What conditions are needed to create a culture of belonging?
Lorne explains how we need to see each other as human beings, including our imperfections, the good, and the challenges we face. “The more I know about what you’re passionate about, your family, what you like to do – this forms bridges between us. We can build off these bridges to tap into our strengths and be more accepting of our unique characteristics and quirks.”
Psychological safety is required in a culture of belonging; Harvard Professor Amy Edmondson tapped into this important concept, and without feeling psychologically safe, people won’t be all in.
Another condition, according to Lorne, is a shared sense of meaning rather than simply transacting, which helps people belong and thrive: “If I know my teammates and they know me, I can authentically show up to thrive and contribute; we are not perfect but I have clarity of purpose and make a difference. This will move the organization greatly.”
[Lorne] believes that we need to honour every sweet and wonderful part of who we are. This includes who we are as part of any representative group as well as who we are as individuals. “We” is always greater than “I”, but there is also the need for both Me and I. What if we could create conditions so that everyday we feel we are a vital part of something and that we belong?
What is the role of leaders in fostering a culture of belonging?
Leaders need to truly believe that people are more than a resource. They are THE source. It’s critical to optimize the contribution of every human as a source of progress and success, and create conditions for this. We need to build on the unique strengths of every single person who makes up your team.
An intriguing question Lorne asks leaders to contemplate is: “What’s the dinner conversation about you as a leader? What are they saying about you? What leaders have helped you thrive? Which have been dysfunctional? Those stories last forever. People don’t expect perfect leaders, but they do want leaders who help them thrive, contribute and belong!”

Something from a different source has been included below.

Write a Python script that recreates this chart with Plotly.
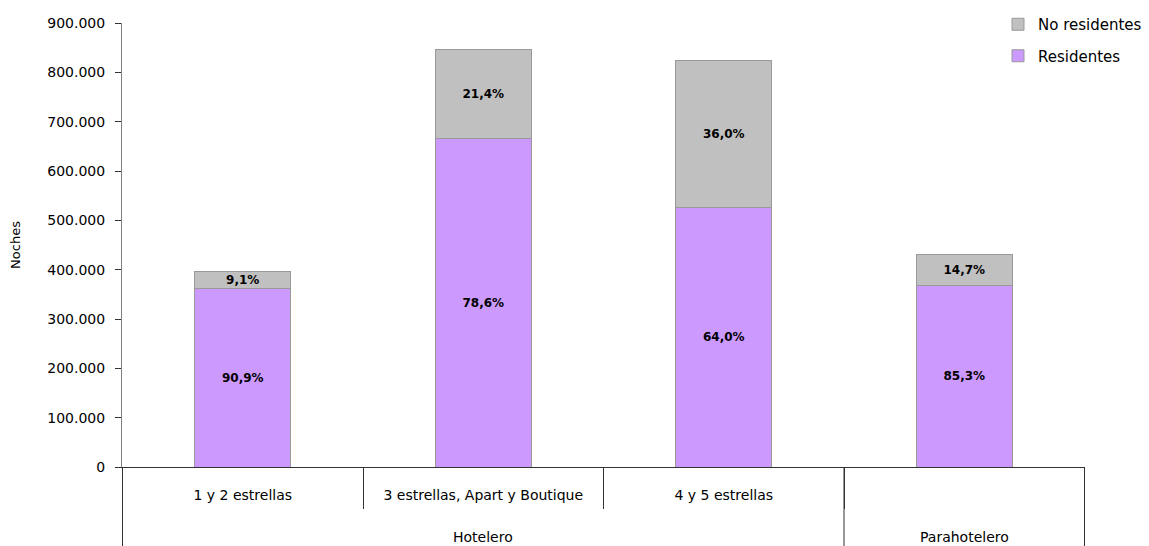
import plotly.graph_objects as go

# ---- data ----
grupos = ["Hotelero", "Hotelero", "Hotelero", "Parahotelero"]
categorias = ["1 y 2 estrellas", "3 estrellas, Apart y Boutique", "4 y 5 estrellas", "\u00a0"]
residentes = [361000, 666000, 527000, 368000]
no_residentes = [36000, 181000, 296000, 63500]
pct_residentes = ["90,9%", "78,6%", "64,0%", "85,3%"]
pct_no_residentes = ["9,1%", "21,4%", "36,0%", "14,7%"]
y_tickvals = [0, 100000, 200000, 300000, 400000, 500000, 600000, 700000, 800000, 900000]

FONT = "DejaVu Sans"
W, H = 1141, 538
ML, MR, MT, MB = 114, 64, 15, 79
PLOT_H = H - MT - MB

text_font = dict(family=FONT, size=12, color="black", weight="bold")

fig = go.Figure()
fig.add_trace(go.Bar(
    name="Residentes",
    x=categorias, y=residentes,
    marker=dict(color="#CC99FF", line=dict(color="#999999", width=1)),
    text=pct_residentes, textposition="inside", insidetextanchor="middle",
    textangle=0, textfont=text_font,
    width=0.4, legendgroup="r", legendrank=2,
))
fig.add_trace(go.Bar(
    name="No residentes",
    x=categorias, y=no_residentes,
    marker=dict(color="#C0C0C0", line=dict(color="#999999", width=1)),
    text=pct_no_residentes, textposition="inside", insidetextanchor="middle",
    textangle=0, textfont=text_font,
    width=0.4, legendgroup="n", legendrank=1,
))

# group row of the category axis: long dividers at group boundaries and group labels
group_names = []
group_idx = {}
for i, g in enumerate(grupos):
    if g not in group_idx:
        group_names.append(g)
        group_idx[g] = []
    group_idx[g].append(i)

bounds = sorted({min(v) - 0.5 for v in group_idx.values()} | {max(v) + 0.5 for v in group_idx.values()})
for b in bounds:
    fig.add_shape(type="line", xref="x", yref="paper", x0=b, x1=b,
                  y0=0, y1=-(MB + 2) / PLOT_H,
                  line=dict(color="#333333", width=1), layer="above")

for g in group_names:
    idx = group_idx[g]
    fig.add_annotation(text=g, xref="x", yref="paper",
                       x=sum(idx) / len(idx), y=-70 / PLOT_H,
                       xanchor="center", yanchor="middle", showarrow=False,
                       font=dict(family=FONT, size=14, color="black"))

fig.update_layout(
    width=W, height=H,
    margin=dict(l=ML, r=MR, t=MT, b=MB, autoexpand=False),
    paper_bgcolor="white", plot_bgcolor="white",
    barmode="stack",
    separators=",.",
    font=dict(family=FONT, size=14, color="black"),
    uniformtext=dict(minsize=12, mode="show"),
    showlegend=True,
    legend=dict(
        x=(990 - ML) / (W - ML - MR), xanchor="left",
        y=1 + MT / PLOT_H, yanchor="top",
        traceorder="grouped", tracegroupgap=9,
        font=dict(family=FONT, size=15, color="black"),
        bgcolor="rgba(0,0,0,0)",
    ),
    xaxis=dict(
        type="category",
        showline=True, linecolor="#333333", linewidth=1,
        ticks="outside", tickson="boundaries", ticklen=41,
        tickcolor="#333333", tickwidth=1,
        tickfont=dict(family=FONT, size=14, color="black"),
        ticklabelstandoff=15,
        showgrid=False, zeroline=False,
    ),
    yaxis=dict(
        range=[0, 900000],
        tickvals=y_tickvals, tickformat=",d",
        showline=True, linecolor="#808080", linewidth=1,
        ticks="outside", ticklen=6, tickcolor="#333333",
        tickfont=dict(family=FONT, size=14, color="black"),
        ticklabelstandoff=7,
        showgrid=False, zeroline=False,
        title=dict(text="Noches", font=dict(family=FONT, size=13, color="black"), standoff=28),
    ),
)

fig.write_html("out.html")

Tell us the difference between inclusion and belonging? Why is this an important evolution?
Diversity is a fact, you represent a certain group or community or you don’t. Equity is a matter of fairness and justice, which we still have a long way to go on. Inclusion means we’re all invited to be part of something. Belonging means that you fully feel part of something (i.e., you are able to bring your full self, to ask for help, you’re comfortable speaking up, and feel that you truly belong).
“People don’t expect perfect leaders, but they do want leaders who help them thrive, contribute and belong” – Lorne Rubis
If you could have one wish for a better world when it comes to work/life, what would it be for you?
Lorne’s wish is that “we all felt like we were seen. The Zulu tribe has this wonderful greeting: “I see you” – we are all in with each other. That’s what everyone needs. We want to love, we want to belong, and we want to be seen. If I could wish that, oh the strides we would make!”
About Lorne Rubis:
Currently the Co-Founder of Belongify.com, Lorne Rubis is fully immersed in the world of culture and leadership, stating his life’s purpose is “all about advancing people and organizations”. Whether leading, facilitating, consulting, teaching, speaking, writing, or podcasting, Lorne utilizes 40 plus years of experience in leading personal and cultural transformation to deliver actionable insights every day. He and his wife Kathleen (his high school prom date) divide their time between residences in Alberta, British Columbia, and Washington, with an everyday mission to remotely connect with their three adult children and four grandkids who live in the U.S. and UK. They all gather whenever they can at the Rubis family vineyard in Naramata, BC.
Lorne is a published author (The Character Triangle) and was awarded the 2018 Ivey School of Business/HRD Magazine Canadian Lifetime Achievement Award for his contributions to the Human Resource community and advancing the workplace in Canada. In 2020 the HRD Magazine included Lorne in their Global 100 list of top HR Leaders. Lorne was appointed to the FortisAlberta Board of Directors in February 2019. He is a member of the Institute of Corporate Directors and an invited mentor at The Unreasonable Group. Lorne has also been recognized in the World’s Top 30 Culture Professionals for 2021 and 2022.